Plastic Logic display: Could Obviate Newspapers

Dennis Faas's picture

If Plastic Logic has its way, printed newspapers will be a thing of the past. The company today introduced a new electronic reader focused on handling business and newspaper documents.

The reader offers the same highly-readable display created by E Ink and offered on Sony and Amazon readers. The primary benefits of the E Ink display are that it does not need to be backlit, content remains on the screen even after power is turned off, and it looks better, not worse, in bright light.

The Plastic Logic display, however, is more than twice the size of the Sony and Amazon readers and can store hundreds of pages and be updated continuously via wireless link. Although the Plastic Logic display is much larger than that of Kindle, it weighs in at only 2 ounces more and is one-third of the Kindle's thickness. (Source:

Electronic readers may seem like some kind of esoteric gee-whiz gadgetry, but for newspapers and other publishers there are big dividends at stake. Preparation, production, and distribution costs for publishers continue to rise with no end in sight. Electronic readers would solve those problems and at the same time open up new targeted advertising opportunities for the publishers. Several major newspapers, among them the UK Guardian and the New York Times, are already planning or distributing electronic reader formats of their papers.
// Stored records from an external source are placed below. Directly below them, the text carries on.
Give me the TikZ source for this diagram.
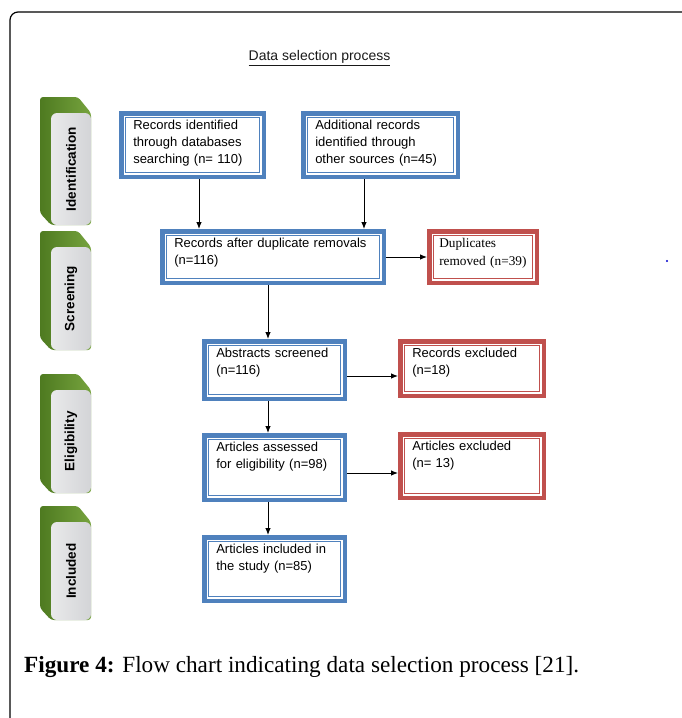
\documentclass[tikz,border=0pt]{standalone}
\usepackage{fontspec}
\setmainfont{Liberation Serif}
\setsansfont{Liberation Sans}
\usetikzlibrary{arrows.meta}
\definecolor{boxblue}{HTML}{4F81BD}
\definecolor{boxred}{HTML}{C0504D}
\definecolor{tabgreen}{HTML}{76A33E}
\definecolor{tabdark}{HTML}{4E7A20}
\definecolor{tabgray}{HTML}{D3D4D7}
\begin{document}
\begin{tikzpicture}[x=1pt,y=-1pt,
    bluebox/.style={draw=boxblue, line width=4.5pt, fill=white, align=left, anchor=north west,
      inner xsep=12pt, inner ysep=6pt, text height=10pt,
      font=\sffamily\fontsize{13}{17}\selectfont},
    redbox/.style={bluebox, draw=boxred},
    arr/.style={-{Latex[length=7pt,width=5.5pt]}, line width=0.9pt},
    tabtext/.style={rotate=90, font=\sffamily\bfseries\fontsize{13.5}{15}\selectfont}]
        \useasboundingbox (0,0) rectangle (681,718);
        % Frame
        \draw[line width=1.2pt, rounded corners=8pt] (10,730) -- (10,12) -- (700,12);
        \node[font=\sffamily\fontsize{14}{16}\selectfont, text=black!90] (title) at (319.5,58) {\underline{Data selection process}};
        % Stage tabs
        \foreach \ytop/\ybot/\name in {113/225/Identification, 247/350/Screening, 390/493/Eligibility, 522/620/Included} {
            \pgfmathsetmacro\ymid{(\ytop+\ybot)/2}
            \shade[left color=tabdark, right color=tabgreen, rounded corners=3pt]
                (51,\ybot) -- (40,\ybot-12) -- (40,\ytop-16) -- (78,\ytop-16) -- (91,\ytop) -- (91,\ybot) -- cycle;
            \shade[left color=tabgray!50!white, right color=tabgray, rounded corners=6pt] (51,\ytop) rectangle (91,\ybot);
            \node[tabtext] (tab-\name) at (71,\ymid) {\name};
        }
        % Boxes
        \node[bluebox, text width=118.5pt, text depth=41.5pt] (ident) at (119,111) {Records identified\\through databases\\searching (n= 110)};
        \node[bluebox, text width=130.5pt, text depth=41.5pt] (other) at (301,111) {Additional records\\identified through\\other sources (n=45)};
        \node[bluebox, text width=197.5pt, text depth=29.5pt] (dup) at (160,229) {Records after duplicate removals\\(n=116)};
        \node[redbox, font=\rmfamily\fontsize{13.3}{18}\selectfont, inner xsep=10pt, text width=87.5pt, text depth=29.5pt] (removed) at (427,229) {Duplicates\\removed (n=39)};
        \node[bluebox, text width=116.5pt, text depth=35.5pt] (abs) at (202,339) {Abstracts screened\\(n=116)};
        \node[redbox, text width=119.5pt, text depth=32.5pt] (recex) at (398,339) {Records excluded\\(n=18)};
        \node[bluebox, text width=116.5pt, text depth=42.5pt] (elig) at (202,433) {Articles assessed\\for eligibility (n=98)};
        \node[redbox, text width=119.5pt, text depth=41.5pt] (artex) at (398,432) {Articles excluded\\(n= 13)};
        \node[bluebox, text width=116.5pt, text depth=41.5pt] (incl) at (202,535) {Articles included in\\the study (n=85)};
        % Inner lines of the double borders
        \foreach \b/\c in {ident/boxblue, other/boxblue, dup/boxblue, removed/boxred, abs/boxblue,
                           recex/boxred, elig/boxblue, artex/boxred, incl/boxblue} {
            \draw[\c, line width=0.8pt] ([xshift=6.5pt,yshift=-6.5pt]\b.north west) rectangle ([xshift=-6.5pt,yshift=6.5pt]\b.south east);
        }
        % Arrows
        \draw[arr] ([xshift=6.5pt]ident.south) -- ([xshift=6.5pt]ident.south |- dup.north);
        \draw[arr] ([xshift=-16.5pt]other.south) -- ([xshift=-16.5pt]other.south |- dup.north);
        \draw[arr] (dup.east) -- (removed.west);
        \draw[arr] ([xshift=-5pt]dup.south) -- ([xshift=-5pt]dup.south |- abs.north);
        \draw[arr] ([yshift=-6pt]abs.east) -- ([yshift=-6pt]abs.east -| recex.west);
        \draw[arr] ([xshift=-6.5pt]abs.south) -- ([xshift=-6.5pt]abs.south |- elig.north);
        \draw[arr] ([yshift=-5.5pt]elig.east) -- ([yshift=-5.5pt]elig.east -| artex.west);
        \draw[arr] ([xshift=-6.5pt]elig.south) -- ([xshift=-6.5pt]elig.south |- incl.north);
        \fill[blue!80!black] (667,261) circle (1.2pt);
        % Caption
        \node[anchor=west, inner sep=0pt, font=\rmfamily\fontsize{23.2}{26}\selectfont] (caption) at (24,667)
            {\textbf{Figure 4:} Flow chart indicating data selection process [21].};
    \end{tikzpicture}
\end{document}
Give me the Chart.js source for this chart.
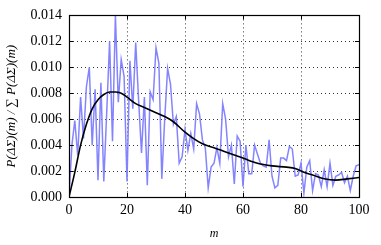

Electronic readers are not new. Sci-fi writer Arthur C. Clarke (2001 Space Odyssey et al) first conceived of the idea in 1968. Alan Kay, the Xerox PARC legend also experimented with the concept in 1972. Various other implementations have emerged since, including InfoScreen (1981), Sony Bookman (Sony 1991), Newspad (El Periodico Catalunya 1996), and the iLiad Reader (iRex Technologies 2006).

Plastic Logic may have the final word on e-reader technology, however. Based in Cambridge, UK, and a spinoff from the renowned Cavendish Laboratory at Cambridge University, the company's focus is on flexible display technology using very thin plastic substrates. They have already developed a useful flexible display (see demo).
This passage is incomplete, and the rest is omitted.